The normal hawkish responses are inoperable in the case of Iran. This is a nation of 70 million people. Bombing would be useless. Invading would be madness. A quarter century of international quarantine has not brought down the ayatollahs. It has probably strengthened them by weakening the mercantile class and so lengthening the odds on a return to a more open, secular democracy. Meanwhile the invasion of Iraq has removed Saddam and offered Iran the mantle of anti-western leadership in the region, which it has eagerly accepted.

In other words, America's policy of ostracism, containment and regime change has been counterproductive. There is no "military solution" to Iran or to its nuclear facilities. But that does not make it any less dangerous or its activities any less a concern to the west. It means only that other influences must be brought to bear. The Iranian economy is in such trouble that tighter sanctions from Europe did probably play a part in the hostage release. Ahmadinejad and his clerical sponsors are under pressure from inflation, unemployment and the threat of petrol rationing. They must still fight and win elections and keep a wary eye on the Tehran mob. Iran is not a wholly closed society any more than it is a wholly monolithic dictatorship.

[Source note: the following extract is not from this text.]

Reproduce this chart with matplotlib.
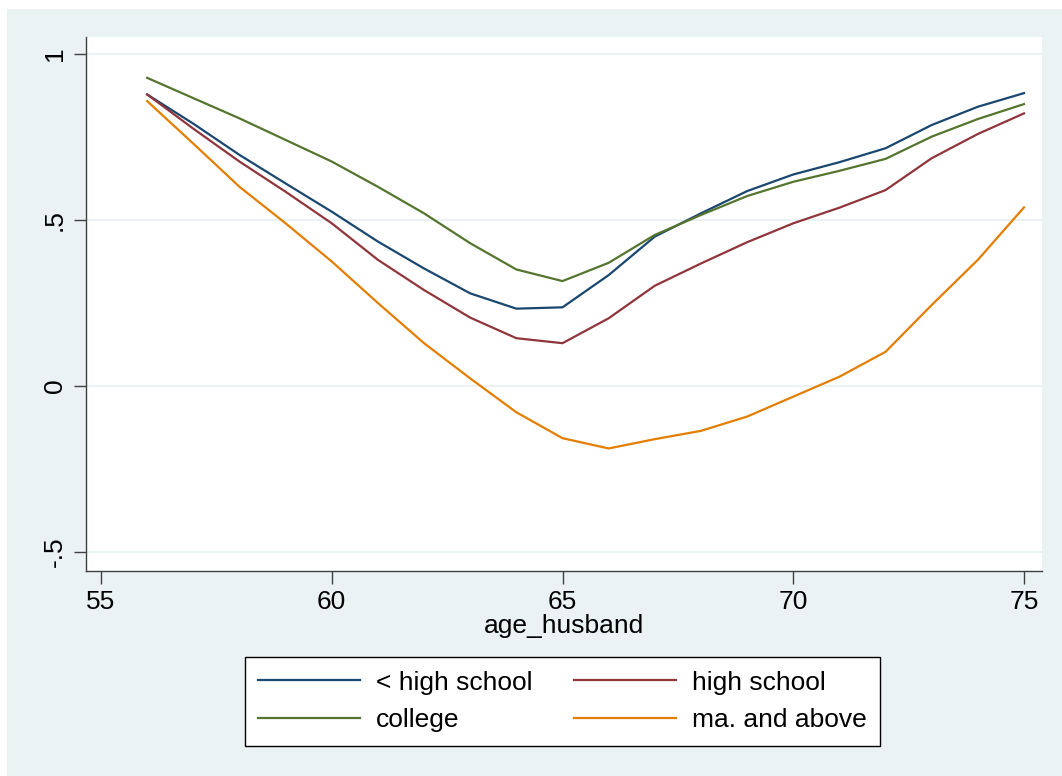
import numpy as np
import matplotlib.pyplot as plt
from matplotlib.patches import Rectangle

# === データ ===
age = [56, 57, 58, 59, 60, 61, 62, 63, 64, 65, 66, 67, 68, 69, 70, 71, 72, 73, 74, 75]

less_hs = [0.878, 0.790, 0.696, 0.610, 0.525, 0.435, 0.354, 0.279, 0.233, 0.237,
           0.334, 0.450, 0.520, 0.587, 0.637, 0.674, 0.716, 0.786, 0.841, 0.882]
high_school = [0.878, 0.775, 0.676, 0.585, 0.490, 0.380, 0.289, 0.206, 0.144, 0.129,
               0.204, 0.302, 0.369, 0.433, 0.490, 0.537, 0.590, 0.686, 0.759, 0.821]
college = [0.928, 0.867, 0.806, 0.741, 0.676, 0.600, 0.520, 0.430, 0.351, 0.316,
           0.371, 0.455, 0.515, 0.572, 0.615, 0.648, 0.684, 0.751, 0.804, 0.849]
ma_above = [0.858, 0.730, 0.600, 0.490, 0.375, 0.250, 0.129, 0.023, -0.079, -0.157,
            -0.188, -0.160, -0.135, -0.092, -0.032, 0.028, 0.103, 0.244, 0.380, 0.538]

x_ticks = [55, 60, 65, 70, 75]
y_ticks = [-0.5, 0, 0.5, 1]
y_labels = ['-.5', '0', '.5', '1']

series = [
    ('< high school', less_hs, '#1A476F'),
    ('high school', high_school, '#90353B'),
    ('college', college, '#55752F'),
    ('ma. and above', ma_above, '#E37E00'),
]

bg = '#EAF2F3'
plt.rcParams['font.family'] = ['Liberation Sans', 'DejaVu Sans']

fig = plt.figure(figsize=(10.62, 7.76), dpi=100, facecolor='white')
# Stata風の背景
fig.patches.append(Rectangle((7 / 1062, 0), 1 - 7 / 1062, 1 - 9 / 776,
                             transform=fig.transFigure, facecolor=bg,
                             edgecolor='none', zorder=-10))

ax = fig.add_axes([86 / 1062, 1 - 571 / 776, (1042 - 86) / 1062, (571 - 37) / 776])
ax.set_facecolor('white')

for label, vals, color in series:
    ax.plot(age, vals, color=color, lw=1.6, label=label)

ax.set_xlim(54.675, 75.39)
ax.set_ylim(-0.557, 1.051)
ax.set_xticks(x_ticks)
ax.set_yticks(y_ticks)
ax.set_yticklabels(y_labels, rotation=90, va='center')
ax.yaxis.grid(True, color=bg, lw=1.5)
ax.set_axisbelow(True)

for s in ['top', 'right']:
    ax.spines[s].set_visible(False)
for s in ['left', 'bottom']:
    ax.spines[s].set_color('#404040')
    ax.spines[s].set_linewidth(1.0)

ax.tick_params(axis='both', length=9, width=1.0, color='#404040',
               labelsize=19, pad=5)
ax.set_xlabel('age_husband', fontsize=19, labelpad=0)

# 行優先の並び（< high school, high school / college, ma. and above）
handles, labels = ax.get_legend_handles_labels()
order = [0, 2, 1, 3]
leg = fig.legend([handles[i] for i in order], [labels[i] for i in order],
                 ncol=2, loc='upper center', bbox_to_anchor=(562.5 / 1062, 1 - 657 / 776),
                 borderaxespad=0,
                 fontsize=19, frameon=True, fancybox=False, edgecolor='black',
                 facecolor='white', framealpha=1,
                 handlelength=3.85, handletextpad=0.6, columnspacing=1.6,
                 labelspacing=0.52, borderpad=0.52)
leg.get_frame().set_linewidth(1.0)

fig.savefig('out.png', dpi=100, facecolor=fig.get_facecolor())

As the west desperately attempts to extricate itself from its policies in the region, constructive engagement with Iran makes the only sense. This means the sticks and carrots, give-and-take, soft-cop, hard-cop that constitutes modern coercive diplomacy. In a region of raging instability Iran is the one country with which the west cannot afford not to do business. The job of diplomacy is to ensure that Iran's power brokers see that they have a similar interest.

One difference between war and diplomacy is that the first is easy and the second hard. Iran is going to be very hard. But why then did Des Browne allow the Royal Navy to smack Iran about the head just when this incident desperately needed closure?